More later I’m sure.
Funny, Jon, but I thought to check your Web site today because of a book I am reading: “Good Without God” by Greg Epstein, Humanist chaplain at Harvard.
I turned to this book in part because I have been having an increasingly hard time with the Abrahamic religions. Looking through the centuries, have they done more good or more harm? A fair question, in my view.
Though raised in a non-religious family, I had to go to Sunday school and confirmation classes, and what I took from the experience is that even when I was alone in my own room someone could hear my thoughts. This same person/God, too, would ultimately decide my fate. One can scarcely be human, much less be a twelve-year-old boy, and live up to the standard. The guilt lasted for decades (we weren’t even Catholic and I was a boringly good teenager) and, honestly, I still wrestle with it, even though my beliefs have radically changed (evolved, I would say). As Epstein says, and I am paraphrasing, if most of the people who are walking and have walked the face of the earth — including people important to me, people I respect, people I love — won’t be allowed into heaven, do I want to join that club?
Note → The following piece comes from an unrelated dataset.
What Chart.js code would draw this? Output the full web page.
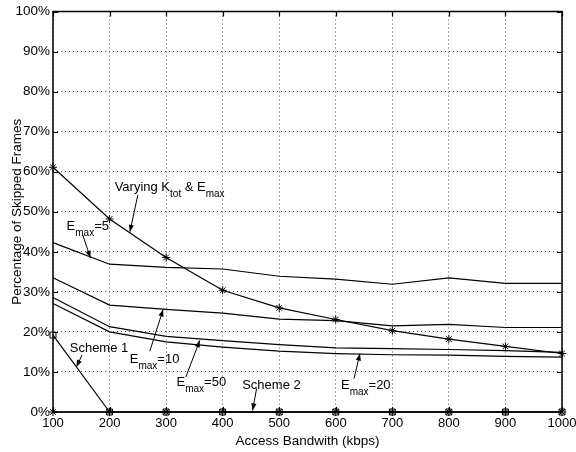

By the way, as you did, Epstein quotes Einstein:
“I believe in Spinoza’s God, who reveals himself in the orderly harmony of what exists, not in a God who concerns himself with the fates and actions of human beings.”
I appreciate the highly articulate thoughts and feelings of your most recent reply. I am still thinking about them, in fact, and so forgive me if I do not respond to many of them directly. One question, though: If Christianity is a koan, what value do we get from the exercise? And does such enlightenment justify, say, the centuries of discrimination women suffered in large measure because of words found in a holy book?
Finally, have you seen the movie “The God Who Wasn’t There”? Available via Netflix, if you have any interest.